Even with a three-hour running time, it would have been impossible for Markus and McFeely to address every single one of these specific audience desires, so the storytelling path traveled by Endgame represents a good compromise. Nearly every major character in the MCU gets a moment, whether it’s a badass combat move or a funny line or merely a dramatic entrance. After accepting that it was impossible to make each of these characters essential to the storyline, the Endgame team made the presence of each character essential to the experience. Some viewers may wish that X, Y or Z character was featured more prominently, but none will feel that a character whom they enjoy was ignored.

Can this data-management technique be applied to the smaller-scale movies that new writers are crafting as they seek entrance to the industry? Absolutely. Even though you cannot know in advance which of your brand-new characters will resonate with future readers/viewers, you can strive to ensure that each character makes an impression. Getting there involves asking why each character deserves space in your script. To put this back in MCU terms, Bucky Barnes/Winter Soldier (Sebastian Stan) matters to the franchise because he matters personally to Captain America. We need to see him in Endgame because seeing him helps us track Captain America’s emotional arc.

Similarly, in your scripts, each character must have a specific purpose, otherwise future readers/viewers won’t care whether the character exists.

Takeaway: The process by which characters earn screen time should be a meritocracy.

Life Lessons

Tony delivers an Endgame line that was featured prominently (and poignantly) in trailers for the movie: “Part of the journey is the end.” It’s a heavy line, the sort of thing that would sound bizarrely precocious emanating from a very young person, but has real weight when uttered by a person with decades of life experience. Given the consequential storyline that sprawls across Infinity War and Endgame, it is natural that mortality occupies the thoughts of the MCU’s most beloved character.

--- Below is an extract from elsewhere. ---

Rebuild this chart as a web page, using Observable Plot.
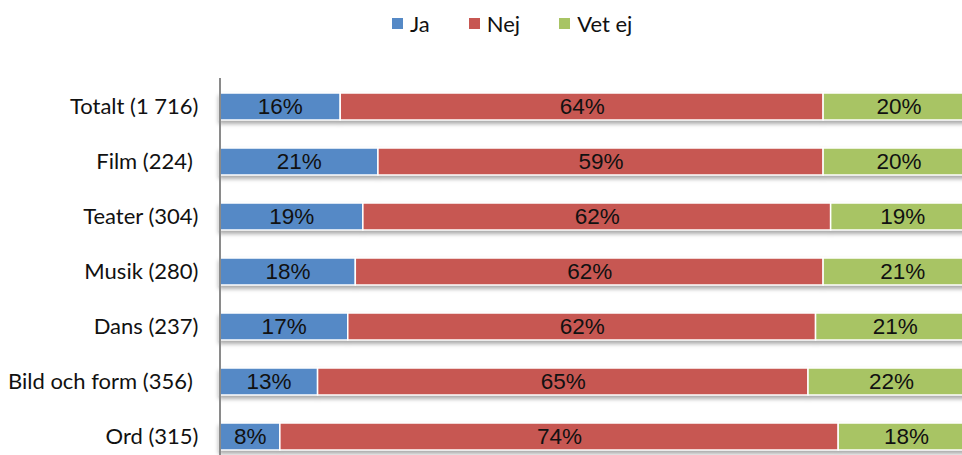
<!DOCTYPE html>
<html>
<head>
<meta charset="utf-8">
<script src="https://cdn.jsdelivr.net/npm/d3@7"></script>
<script src="https://cdn.jsdelivr.net/npm/@observablehq/plot@0.6"></script>
<style>
  html, body { margin: 0; padding: 0; background: white; overflow: hidden; }
  #legend { height: 44px; display: flex; align-items: center; padding-left: 392px; box-sizing: border-box;
            font-family: Lato, sans-serif; font-size: 22px; color: #111; padding-top: 3px; }
  #legend .item { display: flex; align-items: center; margin-right: 39px; }
  #legend .sw { width: 11px; height: 11px; margin-right: 7px; }
  #chart svg { overflow: hidden; display: block; }
</style>
</head>
<body>
<div id="legend"></div>
<div id="chart"></div>
<script>
const categories = ["Totalt (1 716)", "Film (224)\u00a0", "Teater (304)", "Musik (280)", "Dans (237)", "Bild och form (356)\u00a0", "Ord (315)"];
const responses = ["Ja", "Nej", "Vet ej"];
const ja    = [16, 21, 19, 18, 17, 13, 8];
const nej   = [64, 59, 62, 62, 62, 65, 74];
const vetEj = [20, 20, 19, 21, 21, 22, 18];
const colors = ["#5589C6", "#C75752", "#A8C464"];

const series = [ja, nej, vetEj];
const rows = [];
categories.forEach((cat, i) => {
  let acc = 0;
  responses.forEach((resp, j) => {
    const v = series[j][i];
    rows.push({cat, resp, value: v, start: acc, end: acc + v, mid: acc + v / 2});
    acc += v;
  });
});

// legend
const legend = document.getElementById("legend");
responses.forEach((r, j) => {
  const item = document.createElement("div");
  item.className = "item";
  const sw = document.createElement("div");
  sw.className = "sw";
  sw.style.background = colors[j];
  const t = document.createElement("span");
  t.textContent = r;
  item.appendChild(sw); item.appendChild(t);
  legend.appendChild(item);
});

const chart = Plot.plot({
  width: 962,
  height: 411,
  marginLeft: 219,
  marginRight: 0,
  marginTop: 34,
  marginBottom: 0,
  x: {domain: [0, 100], range: [219.5, 974], axis: null},
  y: {domain: categories, range: [35, 420], paddingInner: 0.51, paddingOuter: 0.255, label: null},
  color: {domain: responses, range: colors},
  style: {fontFamily: "Lato, sans-serif", fontSize: "22px", color: "#111", background: "white"},
  marks: [
    Plot.barX(rows, {x1: "start", x2: "end", y: "cat", fill: "resp", stroke: "white", strokeWidth: 1.5}),
    Plot.text(rows, {x: "mid", y: "cat", text: d => d.value + "%", fontFamily: "Liberation Sans, Arial, sans-serif", fontSize: 22.5, fill: "#111"}),
    Plot.ruleX([0], {stroke: "#8a8a8a", strokeWidth: 2}),
    Plot.axisY({tickSize: 0, tickPadding: 21, fontSize: 22, fontFamily: "Lato, sans-serif", label: null})
  ]
});
d3.select(chart).selectAll("g[aria-label=bar]").style("filter", "drop-shadow(0px 3px 2px rgba(0,0,0,0.35))");
document.getElementById("chart").appendChild(chart);
</script>
</body>
</html>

One of the joys of serialized storytelling, whether the narrative appears in books or movies or TV episodes, involves watching characters learn. In Tolkein’s Middle-Earth novels, for instance, Hobbits Bilbo and Frodo Baggins evolve based on life-changing adventures. The same is true for the principal characters in the MCU. Tony is not the same man in Endgame that he was in Iron Man. Not only has he been humbled by near-death experiences, but he has learned to love selflessly, thereby personifying the franchise’s central metaphor—each of us belongs to a larger universe. 

Again, this raises the question of whether a technique from Marvel’s big-canvas storytelling can be applied to your scripts, which don’t have the benefit of building upon extensive previous storytelling. But again, the answer is yes. It’s all about context. In each MCU movie, the central character learns some sort of lesson, then brings that knowledge to his or her next adventure, changing and growing after each episode. In your scripts, well-conceived characters should do the same. Everything that happens to a character should change that person, either elevating them to a higher level of understanding or dragging them to a lower level of misunderstanding (e.g., despair, hatred, intolerance, etc.). In the language of theater, this is the difference between a dynamic character (one who changes) and a static character (one who does not). 

Lessons that characters express verbally serve two purposes: 1) They help us grasp where the characters are in their journeys; and 2) They allow writers to articulate meaningful themes through the device of dramatic circumstance. When this doesn’t work, it feels as if the writer is speechifying obnoxiously at the cost of story logic. When this does work, as with the memorable Endgame line, we believe the lesson was learned through experiences that we saw happen.

Takeaway: Wisdom born from dramatic circumstance resonates.